公園で淡麗グリーンラベルとスローボタンを持ってニコニコの野際さん

 同社がある中野セントラルパークサウスに行くと、「せっかくなら隣の公園でお話ししませんか?」と公園の芝生にシートを敷いてインタビューをすることになった。インタビューまでゆるくしてくるとは、野際さん、できる男だ……!

芝生に座るためのシートもグリーンラベル印という徹底ぶり

きっかけは?

―― 日も傾いてきて、完全に仕事という雰囲気ではありませんが、お話を聞かせていただこうと思います。

野際さん よろしくお願いいたします。

―― まず、作ったきっかけを教えてください。

野際さん もともと、グリーンラベルのブランドって普段仕事や家事を頑張っている方々に愛用していただいているというのが根底にあります。そんなグリーンラベルの提供価値をあらためて伝えるのに、どんな形があるだろうと企画を練っていました。

 その中で、最近の「働き方改革」や配送問題など、世の流れと掛け合わせて考えて、「ゆっくり過ごすのもいいんじゃない?」ということをお客さまに伝えられるのがいいのではないか、ということでスローボタンの企画が生まれました。

語る野際さん、聞く筆者

―― ボタンを押すと発注できるという仕組みは、他の通信販売サイトでも先例がありますよね。やはり発想の元ではあったのですか?

野際さん アイデアの元としては「そういうものがあるよね」というのは確かにありました。既存のものを全くそのままなぞっても仕方がないですし、こういった仕組みとグリーンラベルの世界観を掛け合わせるとどうなるか、と考えた結果が「ゆっくり届くボタン」ということです。

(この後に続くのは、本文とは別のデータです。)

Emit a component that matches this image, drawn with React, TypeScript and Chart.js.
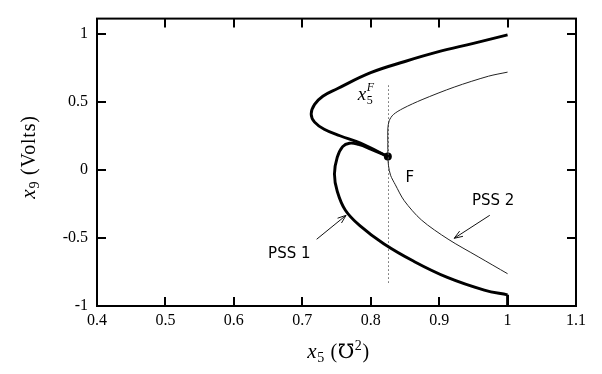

 最近はなんでもスピード優先じゃないですか。たまにはちょっと立ち止まって、振り返るというかゆっくり過ごす時間も必要だと思うのです。息抜きがあるからこそ人は頑張れるわけで、ずっと走り続ける、頑張るなんて、人間できないですよね。だから、「ちょっと立ち止まってみようよ」ということを、グリーンラベルのキャンペーンでお客さまに伝えらればと。